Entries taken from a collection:
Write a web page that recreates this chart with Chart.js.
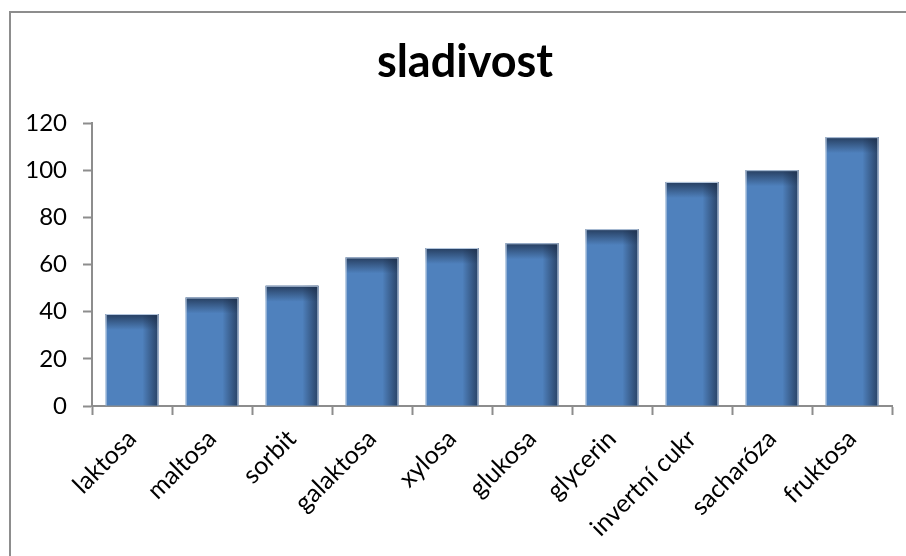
<!DOCTYPE html>
<html lang="cs">
<head>
<meta charset="utf-8">
<title>sladivost</title>
<script src="https://cdn.jsdelivr.net/npm/chart.js@4.4.1/dist/chart.umd.min.js"></script>
<style>
  html, body {
    margin: 0;
    padding: 0;
    background: #fff;
    overflow: hidden;
    width: 906px;
    height: 556px;
  }
  #frame {
    position: absolute;
    left: 9px;
    top: 11px;
    width: 2000px;
    height: 2000px;
    border-left: 2px solid #8d8d8d;
    border-top: 2px solid #8d8d8d;
    pointer-events: none;
  }
  #sweetness-chart {
    position: absolute;
    left: 0;
    top: 0;
  }
</style>
</head>
<body>
<canvas id="sweetness-chart" width="930" height="556"></canvas>
<div id="frame"></div>
<script>
const categories = ['laktosa', 'maltosa', 'sorbit', 'galaktosa', 'xylosa', 'glukosa', 'glycerin', 'invertní cukr', 'sacharóza', 'fruktosa'];
const sweetness = [39, 46, 51, 63, 67, 69, 75, 95, 100, 114];
const yMin = 0;
const yMax = 120;
const yStep = 20;

const axisColor = '#8d8d8d';
const fontFamily = 'Lato, "Open Sans", sans-serif';

// darkened top and right edges, light rim, like an office-style bevel
const barShading = {
  id: 'barShading',
  afterDatasetsDraw(chart) {
    const { ctx } = chart;
    const meta = chart.getDatasetMeta(0);
    meta.data.forEach((bar) => {
      const { x, y, base, width } = bar.getProps(['x', 'y', 'base', 'width'], true);
      const left = x - width / 2;
      const right = x + width / 2;
      const height = base - y;

      ctx.save();
      const side = ctx.createLinearGradient(right - 16, 0, right, 0);
      side.addColorStop(0, 'rgba(28, 45, 72, 0)');
      side.addColorStop(1, 'rgba(28, 45, 72, 0.75)');
      ctx.fillStyle = side;
      ctx.fillRect(right - 16, y, 16, height);

      const topBand = Math.min(16, height);
      const top = ctx.createLinearGradient(0, y, 0, y + topBand);
      top.addColorStop(0, 'rgba(28, 45, 72, 0.8)');
      top.addColorStop(1, 'rgba(28, 45, 72, 0)');
      ctx.fillStyle = top;
      ctx.fillRect(left, y, width, topBand);

      ctx.strokeStyle = 'rgba(190, 208, 230, 0.95)';
      ctx.lineWidth = 1;
      ctx.beginPath();
      ctx.moveTo(left + 0.5, base);
      ctx.lineTo(left + 0.5, y + 0.5);
      ctx.lineTo(right - 0.5, y + 0.5);
      ctx.lineTo(right - 0.5, base);
      ctx.stroke();
      ctx.restore();
    });
  },
};

const ctx = document.getElementById('sweetness-chart').getContext('2d');

new Chart(ctx, {
  type: 'bar',
  data: {
    labels: categories,
    datasets: [
      {
        label: 'sladivost',
        data: sweetness,
        backgroundColor: '#4f81bd',
        borderWidth: 0,
        categoryPercentage: 1,
        barPercentage: 0.66,
      },
    ],
  },
  options: {
    responsive: false,
    animation: false,
    devicePixelRatio: 1,
    layout: {
      padding: 0,
    },
    plugins: {
      legend: { display: false },
      tooltip: { enabled: false },
      title: {
        display: true,
        text: 'sladivost',
        color: '#000',
        font: { family: fontFamily, size: 45, weight: 'bold' },
        padding: { top: 35, bottom: 34 },
      },
    },
    scales: {
      x: {
        grid: {
          drawOnChartArea: false,
          drawTicks: true,
          tickLength: 9,
          tickWidth: 2,
          color: axisColor,
          offset: true,
        },
        border: { display: true, color: axisColor, width: 2 },
        ticks: {
          color: '#000',
          font: { family: fontFamily, size: 25 },
          minRotation: 45,
          maxRotation: 45,
          autoSkip: false,
          padding: 9,
        },
        afterFit(scale) {
          scale.height = 150;
          // empty strip on the right; the title stays centred on the full canvas
          scale.paddingRight = 38;
        },
      },
      y: {
        min: yMin,
        max: yMax,
        grid: {
          drawOnChartArea: false,
          drawTicks: true,
          tickLength: 9,
          tickWidth: 2,
          color: axisColor,
        },
        border: { display: true, color: axisColor, width: 2 },
        ticks: {
          stepSize: yStep,
          color: '#000',
          font: { family: fontFamily, size: 24 },
          padding: 16,
        },
        afterFit(scale) {
          scale.width = 92;
        },
      },
    },
  },
  plugins: [barShading],
});
</script>
</body>
</html>
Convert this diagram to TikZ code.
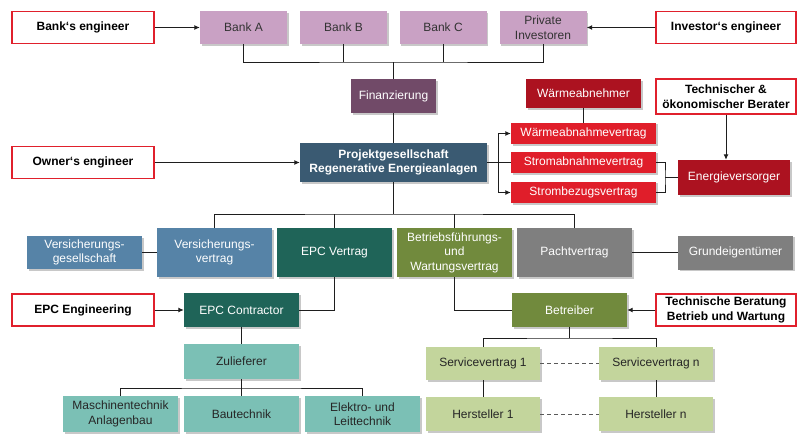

TASK REQUIREMENTS:
Reproduce the entries above without change, omitting all pictures.

SOLUTION FOR THIS EXERCISE:
Write a web page that recreates this chart with Chart.js.
<!DOCTYPE html>
<html lang="cs">
<head>
<meta charset="utf-8">
<title>sladivost</title>
<script src="https://cdn.jsdelivr.net/npm/chart.js@4.4.1/dist/chart.umd.min.js"></script>
<style>
  html, body {
    margin: 0;
    padding: 0;
    background: #fff;
    overflow: hidden;
    width: 906px;
    height: 556px;
  }
  #frame {
    position: absolute;
    left: 9px;
    top: 11px;
    width: 2000px;
    height: 2000px;
    border-left: 2px solid #8d8d8d;
    border-top: 2px solid #8d8d8d;
    pointer-events: none;
  }
  #sweetness-chart {
    position: absolute;
    left: 0;
    top: 0;
  }
</style>
</head>
<body>
<canvas id="sweetness-chart" width="930" height="556"></canvas>
<div id="frame"></div>
<script>
const categories = ['laktosa', 'maltosa', 'sorbit', 'galaktosa', 'xylosa', 'glukosa', 'glycerin', 'invertní cukr', 'sacharóza', 'fruktosa'];
const sweetness = [39, 46, 51, 63, 67, 69, 75, 95, 100, 114];
const yMin = 0;
const yMax = 120;
const yStep = 20;

const axisColor = '#8d8d8d';
const fontFamily = 'Lato, "Open Sans", sans-serif';

// darkened top and right edges, light rim, like an office-style bevel
const barShading = {
  id: 'barShading',
  afterDatasetsDraw(chart) {
    const { ctx } = chart;
    const meta = chart.getDatasetMeta(0);
    meta.data.forEach((bar) => {
      const { x, y, base, width } = bar.getProps(['x', 'y', 'base', 'width'], true);
      const left = x - width / 2;
      const right = x + width / 2;
      const height = base - y;

      ctx.save();
      const side = ctx.createLinearGradient(right - 16, 0, right, 0);
      side.addColorStop(0, 'rgba(28, 45, 72, 0)');
      side.addColorStop(1, 'rgba(28, 45, 72, 0.75)');
      ctx.fillStyle = side;
      ctx.fillRect(right - 16, y, 16, height);

      const topBand = Math.min(16, height);
      const top = ctx.createLinearGradient(0, y, 0, y + topBand);
      top.addColorStop(0, 'rgba(28, 45, 72, 0.8)');
      top.addColorStop(1, 'rgba(28, 45, 72, 0)');
      ctx.fillStyle = top;
      ctx.fillRect(left, y, width, topBand);

      ctx.strokeStyle = 'rgba(190, 208, 230, 0.95)';
      ctx.lineWidth = 1;
      ctx.beginPath();
      ctx.moveTo(left + 0.5, base);
      ctx.lineTo(left + 0.5, y + 0.5);
      ctx.lineTo(right - 0.5, y + 0.5);
      ctx.lineTo(right - 0.5, base);
      ctx.stroke();
      ctx.restore();
    });
  },
};

const ctx = document.getElementById('sweetness-chart').getContext('2d');

new Chart(ctx, {
  type: 'bar',
  data: {
    labels: categories,
    datasets: [
      {
        label: 'sladivost',
        data: sweetness,
        backgroundColor: '#4f81bd',
        borderWidth: 0,
        categoryPercentage: 1,
        barPercentage: 0.66,
      },
    ],
  },
  options: {
    responsive: false,
    animation: false,
    devicePixelRatio: 1,
    layout: {
      padding: 0,
    },
    plugins: {
      legend: { display: false },
      tooltip: { enabled: false },
      title: {
        display: true,
        text: 'sladivost',
        color: '#000',
        font: { family: fontFamily, size: 45, weight: 'bold' },
        padding: { top: 35, bottom: 34 },
      },
    },
    scales: {
      x: {
        grid: {
          drawOnChartArea: false,
          drawTicks: true,
          tickLength: 9,
          tickWidth: 2,
          color: axisColor,
          offset: true,
        },
        border: { display: true, color: axisColor, width: 2 },
        ticks: {
          color: '#000',
          font: { family: fontFamily, size: 25 },
          minRotation: 45,
          maxRotation: 45,
          autoSkip: false,
          padding: 9,
        },
        afterFit(scale) {
          scale.height = 150;
          // empty strip on the right; the title stays centred on the full canvas
          scale.paddingRight = 38;
        },
      },
      y: {
        min: yMin,
        max: yMax,
        grid: {
          drawOnChartArea: false,
          drawTicks: true,
          tickLength: 9,
          tickWidth: 2,
          color: axisColor,
        },
        border: { display: true, color: axisColor, width: 2 },
        ticks: {
          stepSize: yStep,
          color: '#000',
          font: { family: fontFamily, size: 24 },
          padding: 16,
        },
        afterFit(scale) {
          scale.width = 92;
        },
      },
    },
  },
  plugins: [barShading],
});
</script>
</body>
</html>
Convert this diagram to TikZ code.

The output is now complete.